- **Task details**
Without the pictures, output the lines of the material from the very first through the one that holds "(pra) at (497,28)".

- **Data**
========================================================================
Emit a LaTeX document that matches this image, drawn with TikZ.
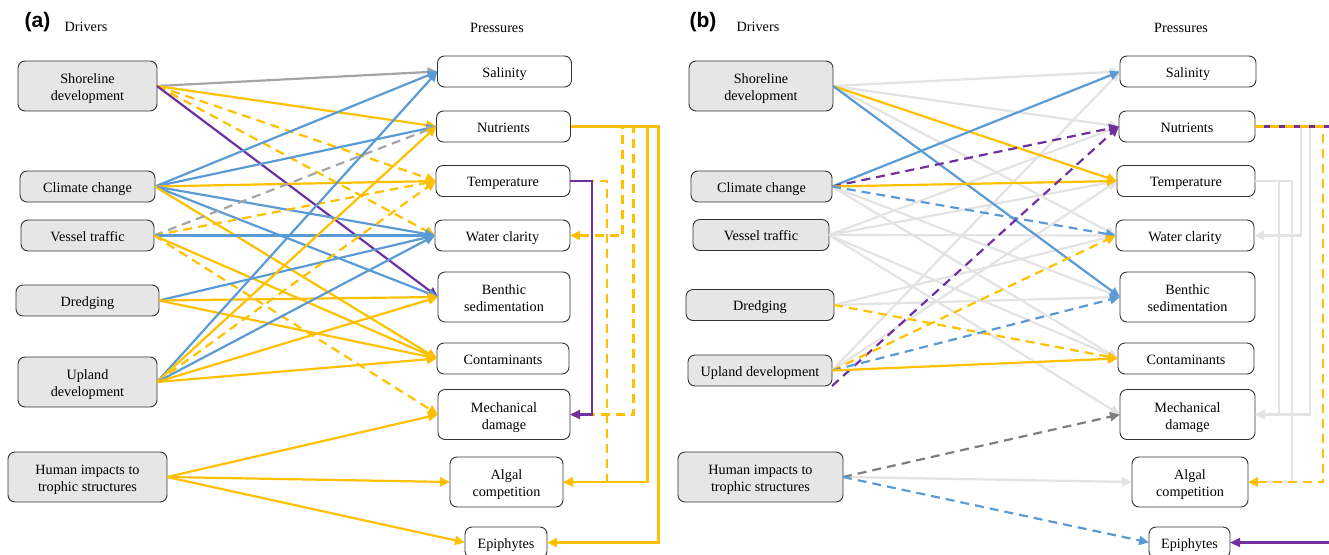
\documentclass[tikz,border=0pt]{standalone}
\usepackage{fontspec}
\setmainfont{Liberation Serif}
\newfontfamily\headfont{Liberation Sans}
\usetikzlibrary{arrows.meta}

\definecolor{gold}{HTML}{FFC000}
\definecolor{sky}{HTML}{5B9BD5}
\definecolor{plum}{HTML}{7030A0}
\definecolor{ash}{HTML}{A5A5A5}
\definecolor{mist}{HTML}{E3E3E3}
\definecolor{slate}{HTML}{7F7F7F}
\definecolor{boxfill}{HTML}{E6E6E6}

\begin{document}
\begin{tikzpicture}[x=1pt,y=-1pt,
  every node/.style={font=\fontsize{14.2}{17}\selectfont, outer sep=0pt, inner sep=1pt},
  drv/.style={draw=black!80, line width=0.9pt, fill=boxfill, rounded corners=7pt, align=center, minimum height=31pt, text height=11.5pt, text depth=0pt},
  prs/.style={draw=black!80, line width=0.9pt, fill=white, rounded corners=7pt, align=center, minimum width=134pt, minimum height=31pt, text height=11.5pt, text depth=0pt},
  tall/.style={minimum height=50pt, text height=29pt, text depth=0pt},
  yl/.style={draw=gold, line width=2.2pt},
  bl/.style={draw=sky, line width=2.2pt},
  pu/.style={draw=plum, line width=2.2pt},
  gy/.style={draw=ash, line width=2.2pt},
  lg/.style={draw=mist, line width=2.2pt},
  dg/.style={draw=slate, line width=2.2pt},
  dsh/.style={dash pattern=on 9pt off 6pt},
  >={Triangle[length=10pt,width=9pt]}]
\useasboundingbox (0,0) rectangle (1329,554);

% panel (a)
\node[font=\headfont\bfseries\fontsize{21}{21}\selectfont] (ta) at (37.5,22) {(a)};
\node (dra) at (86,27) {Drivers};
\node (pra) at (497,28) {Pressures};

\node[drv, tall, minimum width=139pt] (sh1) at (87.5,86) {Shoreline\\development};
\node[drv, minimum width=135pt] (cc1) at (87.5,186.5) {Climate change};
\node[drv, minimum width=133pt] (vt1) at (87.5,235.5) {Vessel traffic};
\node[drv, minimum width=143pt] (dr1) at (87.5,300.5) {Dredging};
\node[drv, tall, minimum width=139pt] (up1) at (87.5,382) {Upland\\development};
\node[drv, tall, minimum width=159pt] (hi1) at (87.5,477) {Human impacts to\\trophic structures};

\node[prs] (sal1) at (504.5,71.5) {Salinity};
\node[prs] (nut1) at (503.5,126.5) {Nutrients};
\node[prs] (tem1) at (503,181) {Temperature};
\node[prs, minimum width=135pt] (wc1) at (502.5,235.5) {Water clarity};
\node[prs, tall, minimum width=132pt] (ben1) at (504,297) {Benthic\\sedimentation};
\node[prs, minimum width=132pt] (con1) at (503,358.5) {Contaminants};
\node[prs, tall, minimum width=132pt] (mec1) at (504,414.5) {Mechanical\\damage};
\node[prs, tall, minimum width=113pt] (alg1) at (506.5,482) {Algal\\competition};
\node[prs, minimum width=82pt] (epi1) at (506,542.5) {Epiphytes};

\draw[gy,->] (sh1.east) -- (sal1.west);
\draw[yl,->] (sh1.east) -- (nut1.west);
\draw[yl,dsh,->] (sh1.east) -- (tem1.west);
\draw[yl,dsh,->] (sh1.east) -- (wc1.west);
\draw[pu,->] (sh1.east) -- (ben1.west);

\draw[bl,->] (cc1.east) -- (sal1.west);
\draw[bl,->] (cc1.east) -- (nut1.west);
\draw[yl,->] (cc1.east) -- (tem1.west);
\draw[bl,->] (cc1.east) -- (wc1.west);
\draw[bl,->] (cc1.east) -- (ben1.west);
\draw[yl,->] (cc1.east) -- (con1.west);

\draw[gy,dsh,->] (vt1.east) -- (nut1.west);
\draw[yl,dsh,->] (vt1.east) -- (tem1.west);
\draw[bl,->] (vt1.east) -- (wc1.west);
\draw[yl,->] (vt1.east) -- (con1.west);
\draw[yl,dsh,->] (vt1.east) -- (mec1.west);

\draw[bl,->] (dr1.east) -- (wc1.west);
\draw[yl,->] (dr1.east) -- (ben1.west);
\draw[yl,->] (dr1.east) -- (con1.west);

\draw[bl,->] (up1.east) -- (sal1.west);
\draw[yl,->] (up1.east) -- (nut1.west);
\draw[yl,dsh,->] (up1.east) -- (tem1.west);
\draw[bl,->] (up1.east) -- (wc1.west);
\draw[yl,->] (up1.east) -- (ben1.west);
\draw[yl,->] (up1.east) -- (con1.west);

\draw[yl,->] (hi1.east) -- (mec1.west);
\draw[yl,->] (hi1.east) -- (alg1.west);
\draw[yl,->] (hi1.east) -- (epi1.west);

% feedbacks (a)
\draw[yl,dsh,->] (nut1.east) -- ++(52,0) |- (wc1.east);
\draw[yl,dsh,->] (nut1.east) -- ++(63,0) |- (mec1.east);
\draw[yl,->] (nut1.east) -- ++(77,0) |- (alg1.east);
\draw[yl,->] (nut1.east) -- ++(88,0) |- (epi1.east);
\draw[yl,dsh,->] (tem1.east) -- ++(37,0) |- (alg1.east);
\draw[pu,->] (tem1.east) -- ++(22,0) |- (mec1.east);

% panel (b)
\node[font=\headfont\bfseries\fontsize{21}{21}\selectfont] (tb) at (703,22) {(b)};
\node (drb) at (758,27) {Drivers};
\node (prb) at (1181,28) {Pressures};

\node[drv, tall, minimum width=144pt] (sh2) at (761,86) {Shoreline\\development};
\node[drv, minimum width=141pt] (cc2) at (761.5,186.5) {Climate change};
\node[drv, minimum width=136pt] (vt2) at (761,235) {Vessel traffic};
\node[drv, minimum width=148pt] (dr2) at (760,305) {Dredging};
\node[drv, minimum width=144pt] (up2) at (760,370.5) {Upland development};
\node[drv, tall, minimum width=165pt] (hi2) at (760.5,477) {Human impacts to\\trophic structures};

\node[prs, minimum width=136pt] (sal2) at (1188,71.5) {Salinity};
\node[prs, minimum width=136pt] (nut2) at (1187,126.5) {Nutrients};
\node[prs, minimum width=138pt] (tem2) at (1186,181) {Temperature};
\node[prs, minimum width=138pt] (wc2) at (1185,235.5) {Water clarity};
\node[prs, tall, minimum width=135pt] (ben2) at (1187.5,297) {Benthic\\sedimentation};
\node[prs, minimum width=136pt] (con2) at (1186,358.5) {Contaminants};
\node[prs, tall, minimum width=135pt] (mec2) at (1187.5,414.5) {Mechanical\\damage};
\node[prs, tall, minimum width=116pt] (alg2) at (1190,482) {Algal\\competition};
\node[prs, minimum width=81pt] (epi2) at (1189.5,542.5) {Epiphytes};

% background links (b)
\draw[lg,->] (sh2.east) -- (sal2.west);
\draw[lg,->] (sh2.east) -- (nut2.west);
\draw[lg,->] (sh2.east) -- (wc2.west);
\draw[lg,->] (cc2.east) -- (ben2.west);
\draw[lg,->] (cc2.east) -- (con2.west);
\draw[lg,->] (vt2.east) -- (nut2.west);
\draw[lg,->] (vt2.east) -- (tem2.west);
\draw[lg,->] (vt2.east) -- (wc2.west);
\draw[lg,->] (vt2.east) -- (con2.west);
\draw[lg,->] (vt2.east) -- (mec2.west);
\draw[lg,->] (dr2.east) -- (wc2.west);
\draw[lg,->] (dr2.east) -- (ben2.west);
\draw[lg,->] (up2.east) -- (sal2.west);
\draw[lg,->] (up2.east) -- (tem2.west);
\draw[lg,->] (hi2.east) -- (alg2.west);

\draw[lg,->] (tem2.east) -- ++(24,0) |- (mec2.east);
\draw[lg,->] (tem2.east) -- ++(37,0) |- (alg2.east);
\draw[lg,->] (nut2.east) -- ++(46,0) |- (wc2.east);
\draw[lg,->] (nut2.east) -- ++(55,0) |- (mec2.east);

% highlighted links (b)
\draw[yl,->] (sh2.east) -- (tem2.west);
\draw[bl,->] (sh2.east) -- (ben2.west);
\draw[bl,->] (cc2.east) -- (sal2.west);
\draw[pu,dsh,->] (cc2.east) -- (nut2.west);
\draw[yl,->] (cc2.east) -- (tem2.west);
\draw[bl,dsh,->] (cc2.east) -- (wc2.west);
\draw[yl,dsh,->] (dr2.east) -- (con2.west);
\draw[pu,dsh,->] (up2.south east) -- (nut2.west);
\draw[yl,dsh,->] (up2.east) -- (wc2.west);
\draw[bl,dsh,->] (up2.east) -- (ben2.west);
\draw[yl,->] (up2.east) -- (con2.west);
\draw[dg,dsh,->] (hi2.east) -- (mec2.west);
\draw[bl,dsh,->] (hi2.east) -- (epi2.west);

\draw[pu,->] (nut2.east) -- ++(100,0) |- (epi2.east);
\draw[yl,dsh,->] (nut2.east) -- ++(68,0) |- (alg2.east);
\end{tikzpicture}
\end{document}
========================================================================
- **The response**
Emit a LaTeX document that matches this image, drawn with TikZ.
\documentclass[tikz,border=0pt]{standalone}
\usepackage{fontspec}
\setmainfont{Liberation Serif}
\newfontfamily\headfont{Liberation Sans}
\usetikzlibrary{arrows.meta}

\definecolor{gold}{HTML}{FFC000}
\definecolor{sky}{HTML}{5B9BD5}
\definecolor{plum}{HTML}{7030A0}
\definecolor{ash}{HTML}{A5A5A5}
\definecolor{mist}{HTML}{E3E3E3}
\definecolor{slate}{HTML}{7F7F7F}
\definecolor{boxfill}{HTML}{E6E6E6}

\begin{document}
\begin{tikzpicture}[x=1pt,y=-1pt,
  every node/.style={font=\fontsize{14.2}{17}\selectfont, outer sep=0pt, inner sep=1pt},
  drv/.style={draw=black!80, line width=0.9pt, fill=boxfill, rounded corners=7pt, align=center, minimum height=31pt, text height=11.5pt, text depth=0pt},
  prs/.style={draw=black!80, line width=0.9pt, fill=white, rounded corners=7pt, align=center, minimum width=134pt, minimum height=31pt, text height=11.5pt, text depth=0pt},
  tall/.style={minimum height=50pt, text height=29pt, text depth=0pt},
  yl/.style={draw=gold, line width=2.2pt},
  bl/.style={draw=sky, line width=2.2pt},
  pu/.style={draw=plum, line width=2.2pt},
  gy/.style={draw=ash, line width=2.2pt},
  lg/.style={draw=mist, line width=2.2pt},
  dg/.style={draw=slate, line width=2.2pt},
  dsh/.style={dash pattern=on 9pt off 6pt},
  >={Triangle[length=10pt,width=9pt]}]
\useasboundingbox (0,0) rectangle (1329,554);

% panel (a)
\node[font=\headfont\bfseries\fontsize{21}{21}\selectfont] (ta) at (37.5,22) {(a)};
\node (dra) at (86,27) {Drivers};
\node (pra) at (497,28) {Pressures};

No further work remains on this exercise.